WHAT YOU HAVE TO DO: Each line that holds the word "this" should be returned.
[BEGIN THE INPUT]
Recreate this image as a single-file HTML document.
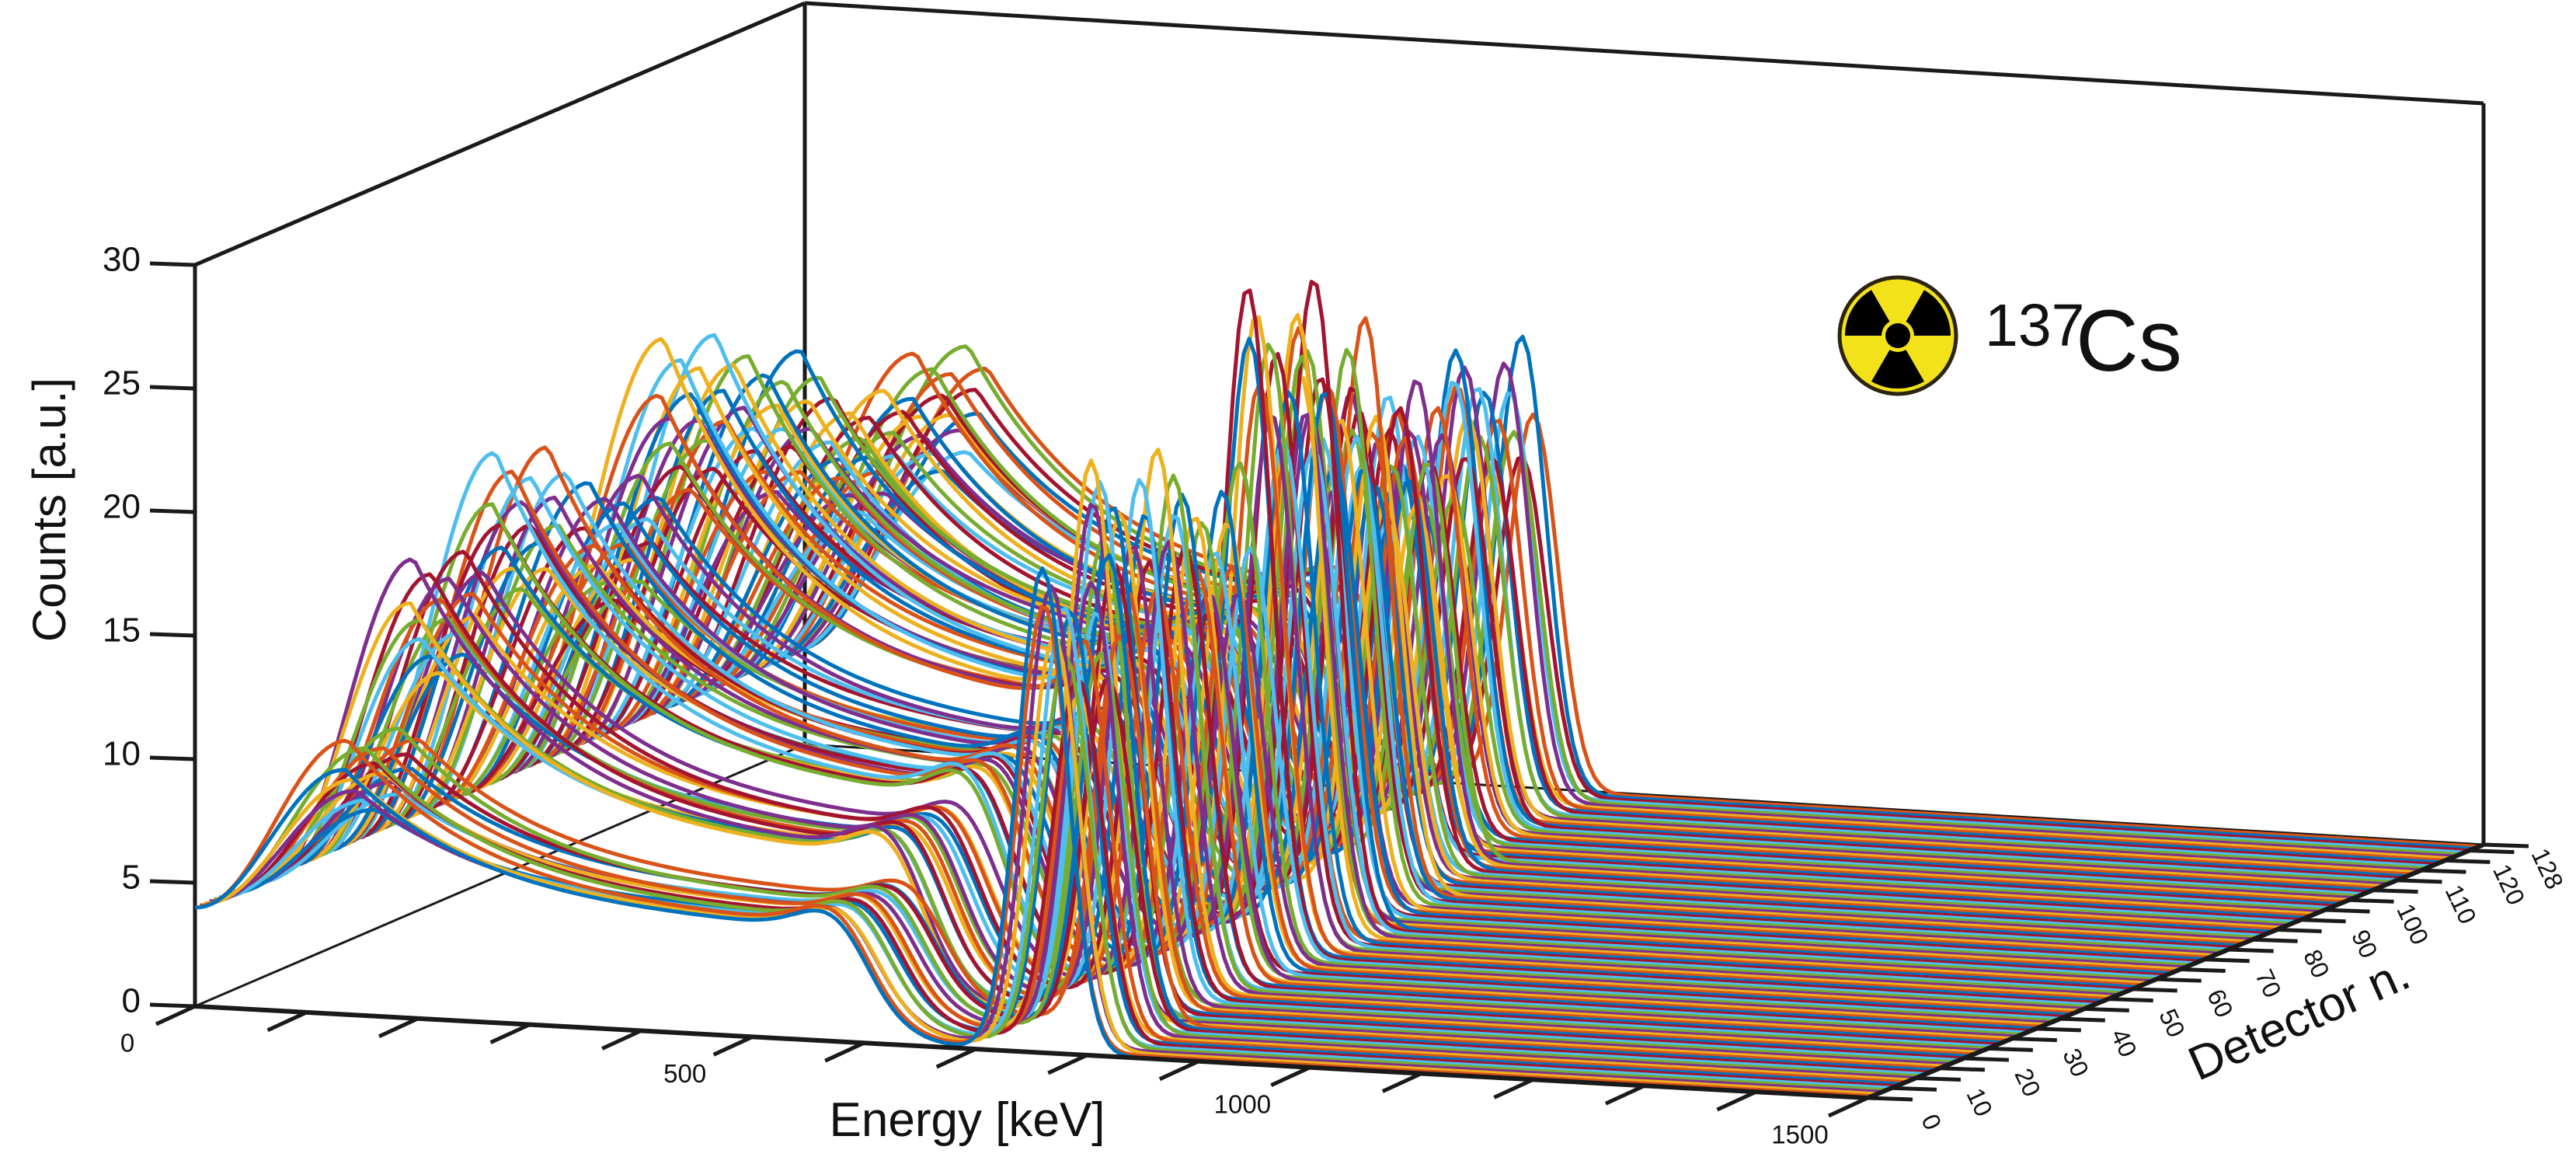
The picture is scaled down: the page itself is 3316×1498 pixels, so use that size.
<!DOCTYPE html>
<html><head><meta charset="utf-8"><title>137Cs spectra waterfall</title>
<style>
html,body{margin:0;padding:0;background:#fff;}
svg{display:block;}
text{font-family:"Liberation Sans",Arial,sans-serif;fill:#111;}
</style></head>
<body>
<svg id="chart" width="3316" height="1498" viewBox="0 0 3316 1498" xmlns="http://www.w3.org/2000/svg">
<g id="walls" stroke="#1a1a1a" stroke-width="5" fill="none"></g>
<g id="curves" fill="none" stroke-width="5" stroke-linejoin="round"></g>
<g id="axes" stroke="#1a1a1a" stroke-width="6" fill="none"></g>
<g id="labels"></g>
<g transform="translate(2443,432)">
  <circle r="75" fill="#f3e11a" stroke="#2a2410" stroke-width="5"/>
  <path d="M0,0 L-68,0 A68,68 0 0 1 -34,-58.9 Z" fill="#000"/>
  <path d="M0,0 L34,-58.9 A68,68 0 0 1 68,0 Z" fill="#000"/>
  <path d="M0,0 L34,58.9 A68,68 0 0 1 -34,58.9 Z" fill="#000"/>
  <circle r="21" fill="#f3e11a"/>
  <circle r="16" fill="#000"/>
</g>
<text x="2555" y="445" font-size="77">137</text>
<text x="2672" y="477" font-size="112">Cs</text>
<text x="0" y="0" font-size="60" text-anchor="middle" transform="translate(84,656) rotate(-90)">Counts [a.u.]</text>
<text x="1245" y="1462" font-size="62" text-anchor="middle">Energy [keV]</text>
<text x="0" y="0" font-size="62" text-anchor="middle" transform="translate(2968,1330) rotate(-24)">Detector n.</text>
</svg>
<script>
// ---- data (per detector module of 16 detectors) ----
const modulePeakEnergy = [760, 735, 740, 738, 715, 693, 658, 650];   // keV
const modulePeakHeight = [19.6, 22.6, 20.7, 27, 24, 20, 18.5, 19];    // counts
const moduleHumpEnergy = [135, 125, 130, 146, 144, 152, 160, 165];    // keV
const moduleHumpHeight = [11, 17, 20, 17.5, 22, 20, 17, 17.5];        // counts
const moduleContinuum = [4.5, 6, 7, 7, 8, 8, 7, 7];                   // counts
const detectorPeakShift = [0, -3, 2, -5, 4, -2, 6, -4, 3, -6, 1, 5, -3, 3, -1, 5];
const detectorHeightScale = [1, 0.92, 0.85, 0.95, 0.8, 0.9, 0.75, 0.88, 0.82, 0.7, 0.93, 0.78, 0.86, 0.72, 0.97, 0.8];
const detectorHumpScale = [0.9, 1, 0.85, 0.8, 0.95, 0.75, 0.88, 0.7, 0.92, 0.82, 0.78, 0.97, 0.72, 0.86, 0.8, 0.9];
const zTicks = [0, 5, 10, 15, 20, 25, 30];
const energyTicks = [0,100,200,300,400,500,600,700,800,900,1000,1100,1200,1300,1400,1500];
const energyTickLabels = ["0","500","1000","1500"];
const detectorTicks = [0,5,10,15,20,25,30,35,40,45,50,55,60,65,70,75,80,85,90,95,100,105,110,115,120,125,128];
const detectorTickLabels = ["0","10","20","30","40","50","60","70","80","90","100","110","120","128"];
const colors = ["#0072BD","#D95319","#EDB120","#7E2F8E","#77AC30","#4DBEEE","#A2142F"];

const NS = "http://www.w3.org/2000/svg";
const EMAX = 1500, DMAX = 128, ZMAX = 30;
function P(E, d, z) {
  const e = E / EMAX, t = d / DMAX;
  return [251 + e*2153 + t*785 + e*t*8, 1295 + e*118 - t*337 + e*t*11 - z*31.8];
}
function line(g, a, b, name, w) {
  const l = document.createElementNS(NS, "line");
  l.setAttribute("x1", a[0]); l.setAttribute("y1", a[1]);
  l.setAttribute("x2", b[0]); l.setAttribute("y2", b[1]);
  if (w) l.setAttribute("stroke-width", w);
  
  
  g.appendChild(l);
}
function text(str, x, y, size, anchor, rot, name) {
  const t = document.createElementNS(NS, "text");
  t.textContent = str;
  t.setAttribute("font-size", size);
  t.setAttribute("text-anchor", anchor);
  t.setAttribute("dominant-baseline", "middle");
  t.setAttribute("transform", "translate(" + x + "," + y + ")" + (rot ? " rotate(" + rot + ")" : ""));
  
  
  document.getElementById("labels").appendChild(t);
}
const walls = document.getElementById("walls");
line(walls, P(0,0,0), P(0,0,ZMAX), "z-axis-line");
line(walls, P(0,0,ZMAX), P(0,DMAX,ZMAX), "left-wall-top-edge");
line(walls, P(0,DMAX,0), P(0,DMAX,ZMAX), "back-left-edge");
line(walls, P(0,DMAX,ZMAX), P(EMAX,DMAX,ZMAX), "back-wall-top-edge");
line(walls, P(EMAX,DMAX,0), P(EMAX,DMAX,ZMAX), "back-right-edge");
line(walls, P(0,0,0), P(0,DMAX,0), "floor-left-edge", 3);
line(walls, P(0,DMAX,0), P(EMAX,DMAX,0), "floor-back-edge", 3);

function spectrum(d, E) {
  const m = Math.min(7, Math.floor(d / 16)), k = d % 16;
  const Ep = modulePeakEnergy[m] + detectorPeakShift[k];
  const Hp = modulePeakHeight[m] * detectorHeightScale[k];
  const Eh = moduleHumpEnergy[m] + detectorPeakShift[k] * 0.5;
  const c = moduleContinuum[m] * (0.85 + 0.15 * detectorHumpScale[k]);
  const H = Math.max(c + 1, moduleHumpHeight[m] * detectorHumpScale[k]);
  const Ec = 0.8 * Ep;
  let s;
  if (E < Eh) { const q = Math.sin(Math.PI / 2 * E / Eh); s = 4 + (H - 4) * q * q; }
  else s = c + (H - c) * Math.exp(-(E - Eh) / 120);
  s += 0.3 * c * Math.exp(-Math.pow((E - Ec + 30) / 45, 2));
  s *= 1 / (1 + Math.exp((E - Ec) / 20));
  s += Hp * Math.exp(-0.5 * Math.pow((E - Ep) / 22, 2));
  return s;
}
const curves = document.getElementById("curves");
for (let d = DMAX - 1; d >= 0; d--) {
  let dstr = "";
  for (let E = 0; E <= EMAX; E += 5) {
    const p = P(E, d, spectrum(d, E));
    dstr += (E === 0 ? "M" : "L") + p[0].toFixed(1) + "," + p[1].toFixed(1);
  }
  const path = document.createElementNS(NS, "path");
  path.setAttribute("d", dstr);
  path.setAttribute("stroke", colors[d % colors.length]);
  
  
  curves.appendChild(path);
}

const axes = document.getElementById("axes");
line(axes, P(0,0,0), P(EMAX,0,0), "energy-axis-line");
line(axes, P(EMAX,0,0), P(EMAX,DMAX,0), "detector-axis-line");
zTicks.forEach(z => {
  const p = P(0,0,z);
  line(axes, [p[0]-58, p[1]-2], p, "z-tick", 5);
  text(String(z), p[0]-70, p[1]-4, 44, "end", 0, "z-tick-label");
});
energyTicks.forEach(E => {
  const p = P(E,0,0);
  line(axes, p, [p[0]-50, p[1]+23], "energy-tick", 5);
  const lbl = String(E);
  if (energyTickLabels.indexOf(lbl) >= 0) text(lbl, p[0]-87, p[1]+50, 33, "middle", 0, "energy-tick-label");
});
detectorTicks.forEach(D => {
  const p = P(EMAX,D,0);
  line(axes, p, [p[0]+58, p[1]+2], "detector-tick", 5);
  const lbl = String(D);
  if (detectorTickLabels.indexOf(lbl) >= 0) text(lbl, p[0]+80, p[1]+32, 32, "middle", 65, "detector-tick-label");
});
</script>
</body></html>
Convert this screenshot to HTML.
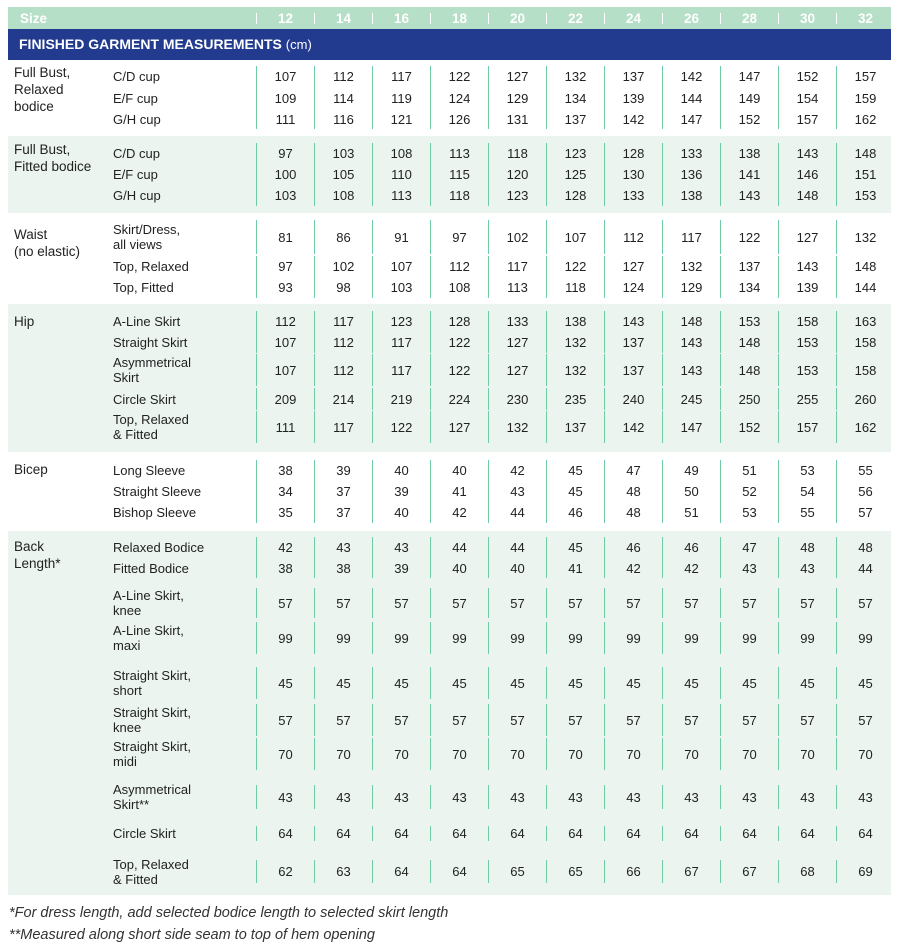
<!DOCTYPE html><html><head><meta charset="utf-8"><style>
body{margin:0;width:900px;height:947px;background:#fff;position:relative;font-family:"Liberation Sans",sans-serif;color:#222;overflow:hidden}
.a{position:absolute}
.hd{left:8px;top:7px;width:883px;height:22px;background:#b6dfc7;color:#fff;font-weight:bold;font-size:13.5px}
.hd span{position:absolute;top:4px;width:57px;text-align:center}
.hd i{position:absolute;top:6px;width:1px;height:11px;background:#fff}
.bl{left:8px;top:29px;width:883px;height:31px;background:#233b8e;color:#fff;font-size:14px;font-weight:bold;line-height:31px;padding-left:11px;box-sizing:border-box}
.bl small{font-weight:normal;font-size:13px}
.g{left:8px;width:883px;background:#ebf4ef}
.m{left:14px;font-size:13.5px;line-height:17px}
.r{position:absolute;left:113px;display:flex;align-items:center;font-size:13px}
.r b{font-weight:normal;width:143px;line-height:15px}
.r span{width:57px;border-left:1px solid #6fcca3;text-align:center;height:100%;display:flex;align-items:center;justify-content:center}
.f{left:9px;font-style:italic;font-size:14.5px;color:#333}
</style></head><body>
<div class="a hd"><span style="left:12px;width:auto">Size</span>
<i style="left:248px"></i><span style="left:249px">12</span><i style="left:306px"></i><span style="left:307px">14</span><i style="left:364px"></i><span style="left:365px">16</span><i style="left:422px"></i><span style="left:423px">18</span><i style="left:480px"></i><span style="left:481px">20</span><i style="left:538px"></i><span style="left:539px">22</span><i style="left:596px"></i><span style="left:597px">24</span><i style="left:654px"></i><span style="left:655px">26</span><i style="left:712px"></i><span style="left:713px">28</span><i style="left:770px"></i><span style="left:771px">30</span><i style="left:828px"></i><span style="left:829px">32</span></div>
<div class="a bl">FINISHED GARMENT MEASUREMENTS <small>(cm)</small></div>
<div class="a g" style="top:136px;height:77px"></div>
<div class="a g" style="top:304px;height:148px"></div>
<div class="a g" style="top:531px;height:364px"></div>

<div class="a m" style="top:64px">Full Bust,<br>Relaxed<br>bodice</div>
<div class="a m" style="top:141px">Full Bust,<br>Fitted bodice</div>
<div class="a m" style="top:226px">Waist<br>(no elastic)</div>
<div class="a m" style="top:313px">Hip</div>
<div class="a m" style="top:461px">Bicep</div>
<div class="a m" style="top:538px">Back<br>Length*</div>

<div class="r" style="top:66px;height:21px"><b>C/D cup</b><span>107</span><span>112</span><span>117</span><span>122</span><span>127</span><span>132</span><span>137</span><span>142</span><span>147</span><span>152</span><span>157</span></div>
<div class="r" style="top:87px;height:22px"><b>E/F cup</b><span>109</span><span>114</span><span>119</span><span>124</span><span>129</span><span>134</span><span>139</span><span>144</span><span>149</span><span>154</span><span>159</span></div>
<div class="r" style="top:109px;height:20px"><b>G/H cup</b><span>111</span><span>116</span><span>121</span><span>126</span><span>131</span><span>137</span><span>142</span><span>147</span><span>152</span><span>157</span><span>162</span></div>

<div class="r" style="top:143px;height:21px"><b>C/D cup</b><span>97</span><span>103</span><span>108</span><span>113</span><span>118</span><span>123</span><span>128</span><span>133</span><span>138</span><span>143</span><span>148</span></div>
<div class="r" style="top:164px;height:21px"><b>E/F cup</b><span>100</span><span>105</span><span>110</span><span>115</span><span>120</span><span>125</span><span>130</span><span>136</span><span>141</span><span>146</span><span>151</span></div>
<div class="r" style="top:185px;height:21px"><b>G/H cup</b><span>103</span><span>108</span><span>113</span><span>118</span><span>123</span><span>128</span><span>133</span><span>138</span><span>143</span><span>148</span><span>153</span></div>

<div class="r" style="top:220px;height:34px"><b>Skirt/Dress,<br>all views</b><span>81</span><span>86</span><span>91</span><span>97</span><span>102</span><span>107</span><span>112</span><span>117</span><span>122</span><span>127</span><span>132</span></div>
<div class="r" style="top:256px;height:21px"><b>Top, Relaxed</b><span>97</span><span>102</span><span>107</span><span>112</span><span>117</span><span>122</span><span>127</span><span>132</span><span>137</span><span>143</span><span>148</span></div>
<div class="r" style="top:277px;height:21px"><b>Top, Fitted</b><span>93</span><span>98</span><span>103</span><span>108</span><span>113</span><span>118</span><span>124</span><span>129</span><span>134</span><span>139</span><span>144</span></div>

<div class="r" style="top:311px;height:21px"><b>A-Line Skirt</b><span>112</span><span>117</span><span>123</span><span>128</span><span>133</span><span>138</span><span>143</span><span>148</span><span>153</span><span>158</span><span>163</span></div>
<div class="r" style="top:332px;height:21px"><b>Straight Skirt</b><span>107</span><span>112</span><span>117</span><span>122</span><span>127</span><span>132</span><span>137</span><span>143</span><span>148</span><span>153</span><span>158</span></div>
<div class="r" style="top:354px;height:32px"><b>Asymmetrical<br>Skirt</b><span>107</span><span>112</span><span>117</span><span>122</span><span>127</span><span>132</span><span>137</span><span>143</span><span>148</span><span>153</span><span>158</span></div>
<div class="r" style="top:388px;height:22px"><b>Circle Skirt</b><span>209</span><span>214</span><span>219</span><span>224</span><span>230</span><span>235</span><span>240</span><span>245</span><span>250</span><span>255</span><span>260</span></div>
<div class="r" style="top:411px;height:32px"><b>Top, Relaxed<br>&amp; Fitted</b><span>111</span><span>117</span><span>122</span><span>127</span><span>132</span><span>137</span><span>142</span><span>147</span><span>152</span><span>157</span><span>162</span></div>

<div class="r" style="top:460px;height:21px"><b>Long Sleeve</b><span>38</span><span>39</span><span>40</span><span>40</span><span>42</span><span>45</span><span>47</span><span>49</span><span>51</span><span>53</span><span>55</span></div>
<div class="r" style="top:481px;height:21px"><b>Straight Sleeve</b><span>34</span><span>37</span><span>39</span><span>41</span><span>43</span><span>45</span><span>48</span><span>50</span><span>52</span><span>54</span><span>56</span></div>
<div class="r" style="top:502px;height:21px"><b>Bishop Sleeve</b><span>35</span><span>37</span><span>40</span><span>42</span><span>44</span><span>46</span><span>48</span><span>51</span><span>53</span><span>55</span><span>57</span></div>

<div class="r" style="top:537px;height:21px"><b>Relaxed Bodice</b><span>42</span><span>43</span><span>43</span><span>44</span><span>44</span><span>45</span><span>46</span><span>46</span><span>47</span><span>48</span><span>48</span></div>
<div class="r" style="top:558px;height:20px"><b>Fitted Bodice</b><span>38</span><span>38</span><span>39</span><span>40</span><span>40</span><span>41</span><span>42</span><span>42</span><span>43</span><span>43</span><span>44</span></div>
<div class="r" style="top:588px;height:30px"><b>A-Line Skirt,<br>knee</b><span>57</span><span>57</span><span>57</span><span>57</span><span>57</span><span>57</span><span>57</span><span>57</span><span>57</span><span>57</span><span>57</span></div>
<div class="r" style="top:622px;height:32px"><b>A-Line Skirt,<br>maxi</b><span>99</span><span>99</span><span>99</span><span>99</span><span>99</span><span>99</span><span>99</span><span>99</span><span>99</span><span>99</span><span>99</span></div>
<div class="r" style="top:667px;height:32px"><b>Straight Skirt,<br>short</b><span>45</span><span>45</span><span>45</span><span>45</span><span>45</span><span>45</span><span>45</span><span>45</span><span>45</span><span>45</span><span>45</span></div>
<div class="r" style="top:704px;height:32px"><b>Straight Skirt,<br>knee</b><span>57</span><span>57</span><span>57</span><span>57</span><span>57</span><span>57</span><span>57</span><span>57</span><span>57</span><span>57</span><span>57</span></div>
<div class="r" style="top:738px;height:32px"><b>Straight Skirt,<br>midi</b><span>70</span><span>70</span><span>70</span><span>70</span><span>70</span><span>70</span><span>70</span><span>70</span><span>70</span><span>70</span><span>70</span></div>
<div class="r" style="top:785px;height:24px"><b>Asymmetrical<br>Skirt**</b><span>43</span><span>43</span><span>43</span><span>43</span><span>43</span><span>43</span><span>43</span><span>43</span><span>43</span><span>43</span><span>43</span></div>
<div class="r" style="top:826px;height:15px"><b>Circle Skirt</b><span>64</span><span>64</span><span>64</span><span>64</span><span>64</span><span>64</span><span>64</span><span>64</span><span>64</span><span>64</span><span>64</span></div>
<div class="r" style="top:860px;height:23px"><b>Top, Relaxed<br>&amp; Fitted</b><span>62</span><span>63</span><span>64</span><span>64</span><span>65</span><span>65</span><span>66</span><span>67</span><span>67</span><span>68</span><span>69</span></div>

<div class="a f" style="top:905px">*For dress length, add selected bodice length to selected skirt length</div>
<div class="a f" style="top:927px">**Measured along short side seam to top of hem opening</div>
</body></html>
[END THE INPUT]
THE ANSWER:
Recreate this image as a single-file HTML document.
Convert this screenshot to HTML.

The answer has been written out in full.